▸ Work to be completed
Retype the lines beneath this one, from the first through the line containing "from matplotlib.patches import". Pictures are left out.
# Provided data start
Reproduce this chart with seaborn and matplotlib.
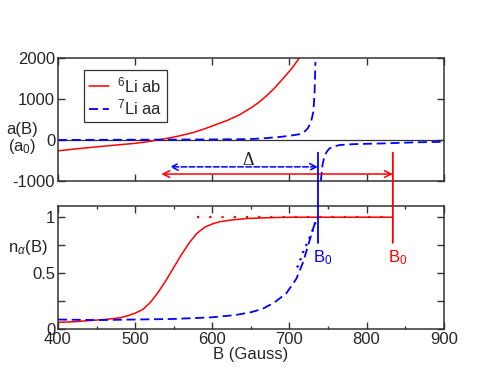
import numpy as np
import matplotlib
matplotlib.use("Agg")
import matplotlib.pyplot as plt
import seaborn as sns
from matplotlib.patches import ConnectionPatch

# --- donnees ---
# panneau haut : longueur de diffusion a(B) en a0
b_li6_a = [400, 425, 450, 475, 500, 515, 530, 545, 560, 575, 590, 605, 620, 635,
           650, 660, 670, 680, 692, 703, 713, 720]
a_li6 = [-265, -215, -168, -125, -82, -45, 0, 50, 110, 180, 270, 375, 480, 610,
         780, 910, 1070, 1250, 1500, 1740, 2000, 2200]

b_li7_up = [400, 500, 600, 649, 670, 691, 705, 713, 720, 724, 728, 731, 732.5, 733.7]
a_li7_up = [0, 5, 12, 20, 45, 80, 115, 140, 210, 290, 440, 690, 1130, 1900]
b_li7_low = [740.7, 742.8, 745.8, 749, 752, 758, 765, 775, 787, 821, 860, 900]
a_li7_low = [-1000, -610, -370, -270, -205, -155, -125, -110, -100, -85, -60, -45]

# panneau bas : n_alpha(B)
b_li6_n = [400, 420, 440, 460, 480, 490, 500, 510, 520, 530, 540, 550, 560, 570,
           580, 590, 600, 610, 625, 644, 670, 700, 834]
n_li6 = [0.06, 0.065, 0.075, 0.085, 0.10, 0.118, 0.142, 0.175, 0.24, 0.33, 0.435, 0.55,
         0.665, 0.77, 0.855, 0.91, 0.94, 0.96, 0.975, 0.988, 0.995, 1.0, 1.0]
b_li6_dot = [580, 834]
n_li6_dot = [1.0, 1.0]

b_li7_n = [400, 450, 500, 550, 600, 630, 650, 665, 680, 696, 709, 717.8, 725.6,
           730.8, 735, 737]
n_li7 = [0.085, 0.08, 0.085, 0.09, 0.105, 0.125, 0.15, 0.18, 0.235, 0.32, 0.45,
         0.60, 0.78, 0.90, 0.99, 1.0]
b_li7_dot = [710, 712.6, 717.8, 725.6, 729.9, 733, 735, 737]
n_li7_dot = [0.55, 0.59, 0.69, 0.81, 0.88, 0.94, 0.99, 1.0]

B0_li7 = 737
B0_li6 = 834
delta_li7 = (545, -656)   # debut fleche bleue, hauteur
delta_li6 = (534, -830)

RED = "#ff0000"
BLUE = "#0000ff"

sns.set_style("ticks")
plt.rcParams['font.family'] = ['Liberation Sans', 'DejaVu Sans']
plt.rcParams['mathtext.fontset'] = 'custom'
plt.rcParams['mathtext.rm'] = 'Liberation Sans'
plt.rcParams['mathtext.it'] = 'Liberation Sans:italic'
plt.rcParams['mathtext.sf'] = 'Liberation Sans'
plt.rcParams['axes.unicode_minus'] = False
plt.rcParams['font.size'] = 12

fig = plt.figure(figsize=(5.02, 3.88), dpi=100)
ax1 = fig.add_axes([0.1155, 0.5335, 0.7685, 0.3175])
ax2 = fig.add_axes([0.1155, 0.152, 0.7685, 0.317])

dash = (0, (5, 2.6))

# --- panneau haut ---
ax1.axhline(0, color="#333333", lw=0.9, zorder=1)
sns.lineplot(x=b_li6_a, y=a_li6, ax=ax1, color=RED, lw=1.1, label="$^{6}$Li ab", sort=False)
sns.lineplot(x=b_li7_up, y=a_li7_up, ax=ax1, color=BLUE, lw=1.3, linestyle=dash,
             label="$^{7}$Li aa", sort=False)
sns.lineplot(x=b_li7_low, y=a_li7_low, ax=ax1, color=BLUE, lw=1.3, linestyle=dash, sort=False)

ax1.annotate("", xy=(delta_li7[0], delta_li7[1]), xytext=(B0_li7, delta_li7[1]),
             arrowprops=dict(arrowstyle="<->", color=BLUE, lw=1.1, linestyle="--",
                             shrinkA=0, shrinkB=0))
ax1.annotate("", xy=(delta_li6[0], delta_li6[1]), xytext=(B0_li6, delta_li6[1]),
             arrowprops=dict(arrowstyle="<->", color=RED, lw=1.1,
                             shrinkA=0, shrinkB=0))
ax1.text(647, -510, "Δ", ha="center", va="center", fontsize=13, family="Liberation Serif")

ax1.set_xlim(400, 900)
ax1.set_ylim(-1000, 2000)
ax1.set_xticks(np.arange(400, 901, 100))
ax1.set_yticks([-1000, 0, 1000, 2000])
ax1.set_xticklabels([])
ax1.set_xlabel("")
ax1.set_ylabel("a(B)\n(a$_0$)", rotation=0, ha="center", va="center", linespacing=1.0)
ax1.yaxis.set_label_coords(-0.093, 0.34)

leg = ax1.legend(loc="upper left", bbox_to_anchor=(0.067, 0.9), borderaxespad=0,
                 fancybox=False, framealpha=1, edgecolor="#333333", handlelength=1.2,
                 handletextpad=0.5, borderpad=0.3, labelspacing=0.15, fontsize=12)
leg.get_frame().set_linewidth(0.9)

# --- panneau bas ---
sns.lineplot(x=b_li6_n, y=n_li6, ax=ax2, color=RED, lw=1.1, sort=False)
sns.lineplot(x=b_li6_dot, y=n_li6_dot, ax=ax2, color=RED, lw=1.6, linestyle=(0, (1, 4.5)), sort=False)
sns.lineplot(x=b_li7_n, y=n_li7, ax=ax2, color=BLUE, lw=1.3, linestyle=dash, sort=False)
sns.lineplot(x=b_li7_dot, y=n_li7_dot, ax=ax2, color=BLUE, lw=1.6, linestyle=(0, (1, 2.5)), sort=False)

ax2.set_xlim(400, 900)
ax2.set_ylim(0, 1.1)
ax2.set_xticks(np.arange(400, 901, 100))
ax2.set_xticks(np.arange(450, 900, 100), minor=True)
ax2.set_yticks([0, 0.25, 0.5, 0.75, 1])
ax2.set_yticklabels(["0", "", "0.5", "", "1"])
ax2.set_xlabel("B (Gauss)", labelpad=0)
ax2.set_ylabel("n$_\\alpha$(B)", rotation=0, ha="center", va="center")
ax2.yaxis.set_label_coords(-0.078, 0.664)

ax2.text(B0_li7 + 6, 0.72, "B$_0$", color=BLUE, ha="center", va="top", fontsize=12)
ax2.text(B0_li6 + 6, 0.72, "B$_0$", color=RED, ha="center", va="top", fontsize=12)

# traits verticaux B0 traversant les deux panneaux
for b0, col in [(B0_li7, BLUE), (B0_li6, RED)]:
    con = ConnectionPatch(xyA=(b0, -311), coordsA=ax1.transData,
                          xyB=(b0, 0.77), coordsB=ax2.transData,
                          color=col, lw=1.3, zorder=10)
    fig.add_artist(con)

for ax in (ax1, ax2):
    ax.tick_params(which="major", direction="in", length=4.8, width=1.0,
                   top=True, right=True, labelsize=12, pad=2, color="#333333")
    ax.tick_params(which="minor", direction="in", length=2.4, width=1.0,
                   top=True, right=True, color="#333333")
    for s in ax.spines.values():
        s.set_linewidth(1.1)
        s.set_color("#333333")
    ax.set_facecolor("white")

fig.savefig("out.png", dpi=100)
# Provided data end
▸ Output for this exercise
Reproduce this chart with seaborn and matplotlib.
import numpy as np
import matplotlib
matplotlib.use("Agg")
import matplotlib.pyplot as plt
import seaborn as sns
from matplotlib.patches import ConnectionPatch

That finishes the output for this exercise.